Finding Your Voice – A Writing Workshop

Workshop Friday 12 October 2018, 10:00 AM - 5:00 PM

“Most of us find our own voices only after we’ve sounded like a lot of other people.”  Neil Gaiman

 

Many aspiring writers experience the frustration of not being able to bring a good idea to successful completion. Often, the problem is not the idea itself but the writer’s lack of confidence in their ability to find the right “voice”. Would that noirish thriller actually work better as a witty romcom? Might a writer’s memoir work better if they removed those lyrical passages in favour of a spare, simple style that comes more naturally?

 

“Don’t go into great detail describing places and things, unless you’re Margaret Atwood and can paint scenes with language. You don’t want descriptions that bring the flow of the story to a standstill.”  Elmore Leonard

 

This practical one-day workshop, led by Emmy-nominated screenwriter and journalist Hugh Costello, is aimed at writers who have a project they are passionate about but who feel stuck, stymied or becalmed – and are determined to do something about it. The workshop sets out to unlock each writers’ natural writing style, and helps them to choose a genre and tone that works with their voice.

 

In the course of the day, participants will experiment with a variety of styles.
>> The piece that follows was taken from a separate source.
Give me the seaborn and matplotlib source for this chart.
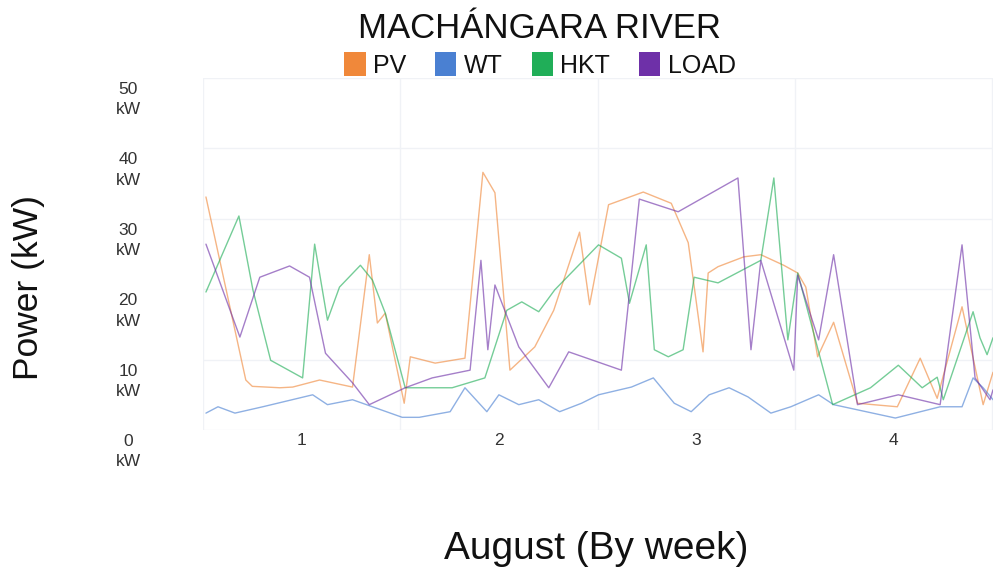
import numpy as np
import pandas as pd
import matplotlib
matplotlib.use("Agg")
import matplotlib.pyplot as plt
import matplotlib.transforms as mtransforms
import seaborn as sns
from matplotlib.patches import Patch

# ---- data: generation / demand over August, x in weeks ----
pv_week = [0.515, 0.717, 0.750, 0.890, 0.955, 1.091, 1.258, 1.343, 1.384, 1.424, 1.520, 1.551,
           1.677, 1.828, 1.919, 1.980, 2.056, 2.182, 2.278, 2.409, 2.460, 2.556, 2.732,
           2.874, 2.960, 3.035, 3.061, 3.111, 3.242, 3.328, 3.444, 3.515, 3.556, 3.616,
           3.697, 3.818, 4.020, 4.136, 4.222, 4.348, 4.455, 4.505]
pv_kw = [33.1, 7.1, 6.2, 6.0, 6.1, 7.1, 6.1, 24.9, 15.2, 16.6, 3.8, 10.4,
         9.5, 10.2, 36.6, 33.7, 8.5, 11.8, 17.0, 28.1, 17.8, 32.0, 33.8,
         32.2, 26.6, 11.1, 22.3, 23.2, 24.6, 24.9, 23.4, 22.3, 20.3, 10.4,
         15.3, 3.8, 3.3, 10.2, 4.5, 17.5, 3.6, 8.2]

wt_week = [0.515, 0.576, 0.662, 0.803, 1.056, 1.131, 1.258, 1.359, 1.510, 1.596, 1.753,
           1.828, 1.939, 2.000, 2.101, 2.202, 2.308, 2.419, 2.505, 2.672, 2.783, 2.889,
           2.975, 3.066, 3.167, 3.263, 3.379, 3.480, 3.621, 3.697, 4.010, 4.237, 4.348,
           4.404, 4.455, 4.505]
wt_kw = [2.4, 3.3, 2.4, 3.3, 5.0, 3.6, 4.3, 3.3, 1.8, 1.8, 2.6,
         6.0, 2.6, 5.0, 3.6, 4.3, 2.6, 3.8, 5.0, 6.1, 7.4, 3.8,
         2.6, 5.0, 6.0, 4.7, 2.4, 3.3, 5.0, 3.6, 1.7, 3.3, 3.3,
         7.4, 6.0, 4.3]

hkt_week = [0.515, 0.682, 0.753, 0.843, 1.005, 1.066, 1.131, 1.192, 1.298, 1.359, 1.424,
            1.525, 1.763, 1.929, 2.040, 2.116, 2.202, 2.283, 2.505, 2.621, 2.662, 2.747,
            2.788, 2.859, 2.934, 2.990, 3.111, 3.328, 3.394, 3.465, 3.515, 3.692, 3.884,
            4.025, 4.146, 4.222, 4.253, 4.404, 4.439, 4.475, 4.505]
hkt_kw = [19.6, 30.4, 19.9, 9.9, 7.4, 26.4, 15.6, 20.3, 23.4, 21.3, 16.6,
          6.0, 6.0, 7.4, 17.0, 18.2, 16.8, 19.9, 26.3, 24.4, 18.0, 26.3,
          11.4, 10.4, 11.4, 21.7, 20.9, 24.1, 35.8, 12.8, 22.3, 3.6, 6.0,
          9.2, 6.0, 7.5, 4.3, 16.8, 13.1, 10.7, 13.1]

load_week = [0.515, 0.687, 0.788, 0.939, 1.040, 1.121, 1.258, 1.343, 1.525, 1.662, 1.854,
             1.909, 1.944, 1.980, 2.101, 2.253, 2.354, 2.621, 2.712, 2.909, 3.212, 3.278,
             3.328, 3.495, 3.515, 3.621, 3.697, 3.818, 4.025, 4.237, 4.348, 4.414, 4.490,
             4.505]
load_kw = [26.4, 13.2, 21.7, 23.3, 21.7, 10.9, 6.7, 3.6, 6.0, 7.4, 8.5,
           24.1, 11.4, 20.6, 11.8, 6.0, 11.1, 8.5, 32.8, 31.0, 35.8, 11.4,
           24.1, 8.5, 22.0, 12.8, 24.9, 3.6, 5.0, 3.6, 26.3, 7.4, 4.3,
           5.7]

series = ["PV", "WT", "HKT", "LOAD"]
colors = {"PV": "#F0883A", "WT": "#4A80D2", "HKT": "#20AE58", "LOAD": "#6E30A8"}

frames = []
for name, xs, ys in [("PV", pv_week, pv_kw), ("WT", wt_week, wt_kw),
                     ("HKT", hkt_week, hkt_kw), ("LOAD", load_week, load_kw)]:
    frames.append(pd.DataFrame({"week": xs, "power": ys, "source": name}))
df = pd.concat(frames, ignore_index=True)

week_ticks = [1, 2, 3, 4]
week_bounds = [0.5, 1.5, 2.5, 3.5, 4.5]
power_ticks = [0, 10, 20, 30, 40, 50]

# ---- figure ----
sns.set_theme(style="white")
plt.rcParams["font.family"] = ["Liberation Sans", "DejaVu Sans"]

W, H = 993, 574
fig = plt.figure(figsize=(W / 100, H / 100), dpi=100)
ax = fig.add_axes([203 / W, 1 - 430 / H, (993 - 203) / W, 352 / H])

sns.lineplot(data=df, x="week", y="power", hue="source", hue_order=series,
             palette=colors, estimator=None, sort=False, linewidth=1.0,
             alpha=0.62, legend=False, ax=ax)

ax.set_xlim(0.515, 4.505)
ax.set_ylim(0, 50)

for s in ax.spines.values():
    s.set_visible(False)

grid_color = "#F0F2F6"
ax.set_yticks(power_ticks)
ax.set_yticklabels([f"{v}\nkW" for v in power_ticks], ha="center", va="top",
                   multialignment="center", linespacing=1.45)
ax.set_xticks(week_ticks)
ax.set_xticklabels([str(w) for w in week_ticks])
ax.set_xticks(week_bounds, minor=True)
ax.grid(False)
ax.yaxis.grid(True, color=grid_color, linewidth=1.0)
ax.xaxis.grid(True, which="minor", color=grid_color, linewidth=1.0)
ax.set_axisbelow(True)

ax.tick_params(axis="both", which="both", length=0, labelsize=12.5,
               labelcolor="#333333")
ax.tick_params(axis="y", pad=54)
ax.tick_params(axis="x", pad=2)

# two-line y labels hang just below their gridline
shift = mtransforms.ScaledTranslation(0, -4 / 100, fig.dpi_scale_trans)
for lab in ax.get_yticklabels():
    lab.set_transform(lab.get_transform() + shift)

ax.set_xlabel("")
ax.set_ylabel("")
fig.text(29 / W, 1 - 288 / H, "Power (kW)", rotation=90, ha="center",
         va="center", fontsize=25.5, color="#111111")
fig.text(596 / W, 1 - 549 / H, "August (By week)", ha="center", va="center",
         fontsize=28, color="#111111")

fig.text(540 / W, 1 - 28 / H, "MACHÁNGARA RIVER", ha="center", va="center",
         fontsize=25, color="#111111")

handles = [Patch(facecolor=colors[s], edgecolor="none", label=s) for s in series]
fig.legend(handles=handles, loc="center", bbox_to_anchor=(540 / W, 1 - 65 / H),
           ncol=4, frameon=False, fontsize=18, handlelength=0.85,
           handleheight=1.05, handletextpad=0.3, columnspacing=1.15,
           labelcolor="#111111")

fig.savefig("out.png", dpi=100, facecolor="white")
They will be given a series of fun and motivational exercises to identify their strengths and weaknesses as writers, then encouraged to apply what they have learned to an idea of their own. The group will work together to brainstorm the options and act as advisors on each other’s projects. Hugh will provide expert tips on how to improve and sharpen a text, such as following the golden rule that ‘less is more’, putting extra effort into planning the structure of your work, and writing dialogue that feels real and messy rather than neat and grammatical.

 

The workshop will also provide inspiring, enlightening and sometimes surprising examples of how successful writers grappled with the problem of voice and reinvented themselves. The aim is to send each writer home with a new clarity and sense of purpose that will kickstart their work in progress.

 

“I find that I trust my own writing most, and others seem to trust it most, too, when I sound most like a person from Indianapolis, which is what I am.”  Kurt Vonnegut

 

About the trainer:

Hugh Costello’s work spans several genres. He’s an Emmy nominated writer for film and TV, an acclaimed audio dramatist, a journalist for print and broadcast, a biographer and a short story writer. He has run many workshops, at the Frontline Club and elsewhere, aimed at giving participants the tools with which to write to a professional standard.